If personnel are found guilty of criminal behaviour then they should be dealt with appropriately. But how to deal with the moral intransigence of our leadership who appear unwilling to defend the reputation of our people from two media organisations with clear anti-ADF agendas in play? Due the secretive and interminably long nature of the Inquiry we have learned nothing of what may or may not have happened in Afghanistan, but that there are elements of our own society only too willing to attack us from within. In a practical, risk management sense, the digital recording of operations will need to cease because there is (in Defence terms) an extreme risk that combat footage will be wilfully misrepresented for use against our people.
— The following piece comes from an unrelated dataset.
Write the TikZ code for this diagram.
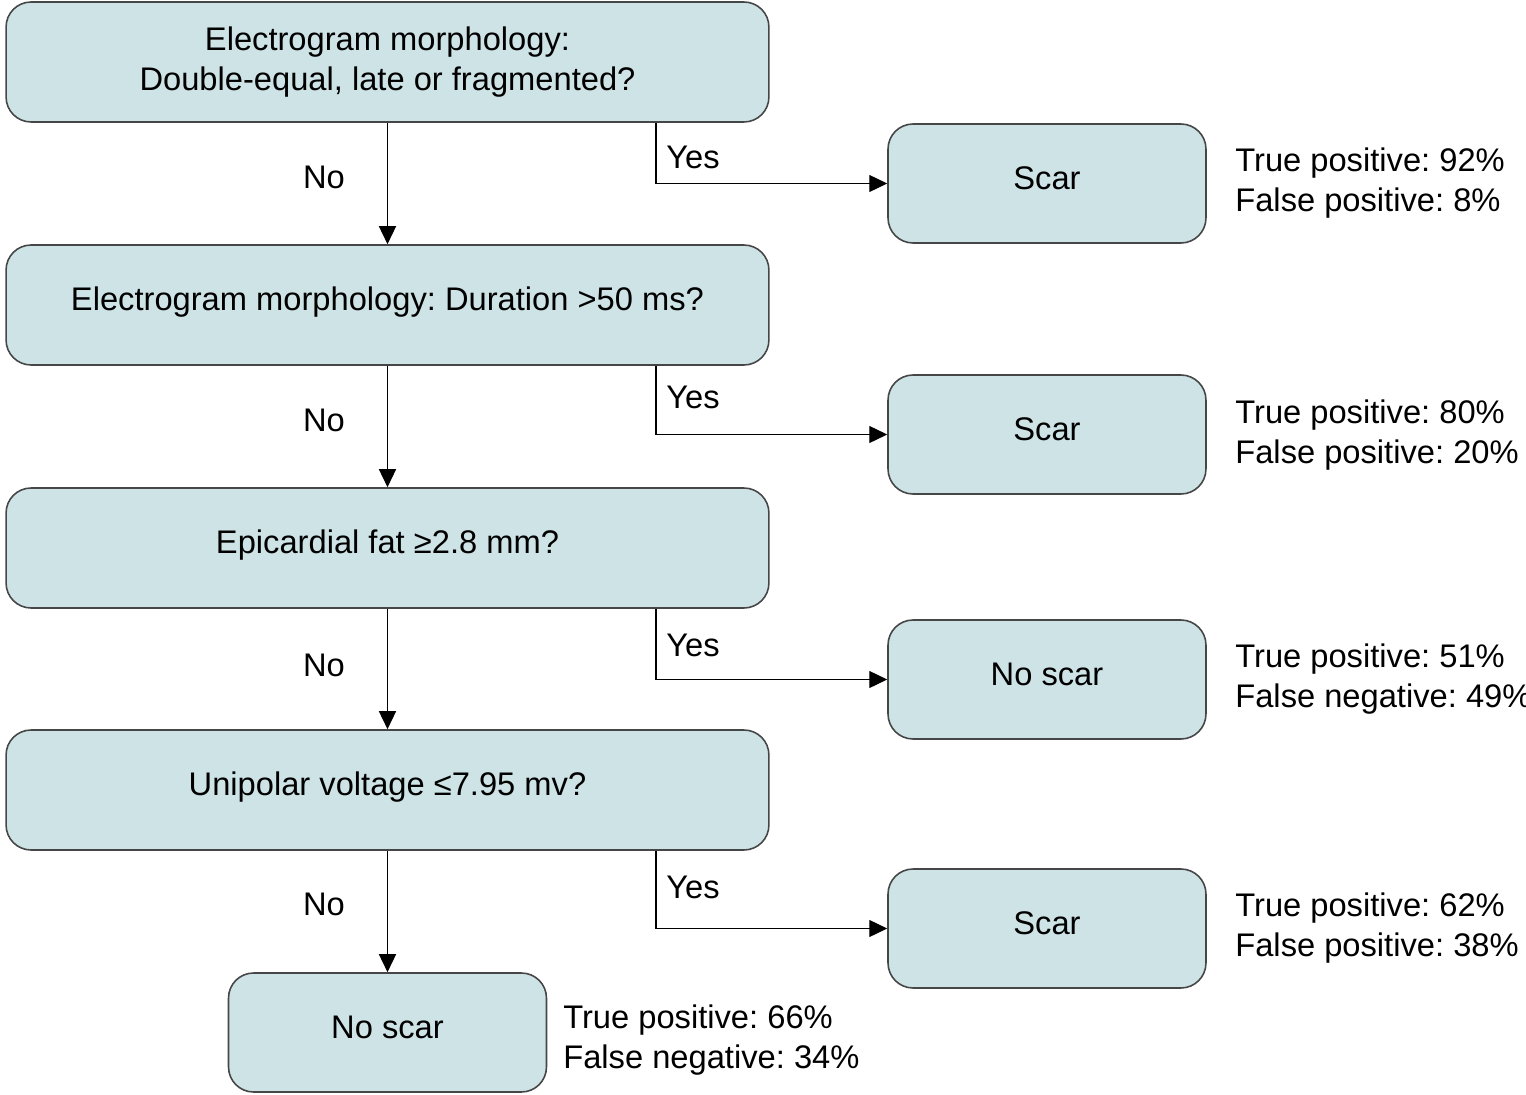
\documentclass[tikz,border=0pt]{standalone}
\usepackage{fontspec}
\setmainfont{Liberation Sans}
\usetikzlibrary{arrows.meta}
\definecolor{boxfill}{RGB}{205,227,230}
\definecolor{boxline}{RGB}{70,70,70}
\frenchspacing
\begin{document}
\begin{tikzpicture}[x=0.02cm,y=-0.02cm,
  font=\fontsize{18.6}{22.7}\selectfont,
  box/.style={draw=boxline,line width=0.9pt,fill=boxfill,rounded corners=0.5cm,align=center,inner sep=0pt},
  bigbox/.style={box,minimum width=15.26cm,minimum height=2.4cm},
  oneline/.style={text height=14pt,text depth=7.4pt},
  smallbox/.style={box,oneline,minimum width=6.36cm,minimum height=2.38cm},
  arr/.style={line width=0.8pt,-{Triangle[length=0.36cm,width=0.34cm]}},
  lbl/.style={inner sep=0pt},
  stat/.style={inner sep=0pt,anchor=west,align=left}]
\useasboundingbox (0,0) rectangle (1526,1095);
\node[bigbox] (b1) at (387.5,62) {Electrogram morphology:\\Double-equal, late or fragmented?};
\node[bigbox,oneline] (b2) at (387.5,305) {Electrogram morphology: Duration {>}50 ms?};
\node[bigbox,oneline] (b3) at (387.5,548) {Epicardial fat ≥2.8 mm?};
\node[bigbox,oneline] (b4) at (387.5,790) {Unipolar voltage ≤7.95 mv?};
\node[smallbox] (b5) at (387.5,1032.5) {No scar};
\node[smallbox] (r1) at (1047,183.5) {Scar};
\node[smallbox] (r2) at (1047,434.5) {Scar};
\node[smallbox] (r3) at (1047,679.5) {No scar};
\node[smallbox] (r4) at (1047,928.5) {Scar};
\coordinate (yx) at (656,0);
\draw[arr] (b1) -- (b2);
\draw[arr] (b2) -- (b3);
\draw[arr] (b3) -- (b4);
\draw[arr] (b4.south) -- (b5.north);
\draw[arr] (b1.south -| yx) |- (r1.west);
\draw[arr] (b2.south -| yx) |- (r2.west);
\draw[arr] (b3.south -| yx) |- (r3.west);
\draw[arr] (b4.south -| yx) |- (r4.west);
\node[lbl] (n1) at (324,177) {No};
\node[lbl] (n2) at (324,420) {No};
\node[lbl] (n3) at (324,665) {No};
\node[lbl] (n4) at (324,904) {No};
\node[lbl,anchor=west] (y1) at (666,157) {Yes};
\node[lbl,anchor=west] (y2) at (666,397) {Yes};
\node[lbl,anchor=west] (y3) at (666,645) {Yes};
\node[lbl,anchor=west] (y4) at (666,887) {Yes};
\node[stat] (s1) at (1235,183) {True positive: 92\%\\False positive: 8\%};
\node[stat] (s2) at (1235,435) {True positive: 80\%\\False positive: 20\%};
\node[stat] (s3) at (1235,679) {True positive: 51\%\\False negative: 49\%};
\node[stat] (s4) at (1235,928) {True positive: 62\%\\False positive: 38\%};
\node[stat] (s5) at (563,1040) {True positive: 66\%\\False negative: 34\%};
\end{tikzpicture}
\end{document}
The only variance to that option might be (and I stress might be) the recording of an operation if assessed as critical to operational interests or training and then when examined and analysed would be deleted in the immediate aftermath.
The dubious editorialising of the ABC and Nine/Fairfax in relation to our people who served in Afghanistan means the length and secret nature of the Afghanistan Inquiry has become a liability for the ADF. It may now be appropriate for IGADF to seek the Inquiry’s conclusion and to publish its findings. Concurrently leaders within the ADF and Government must not allow our Special Forces capability to be degraded as a result of whatever response may be made to the Inquiry.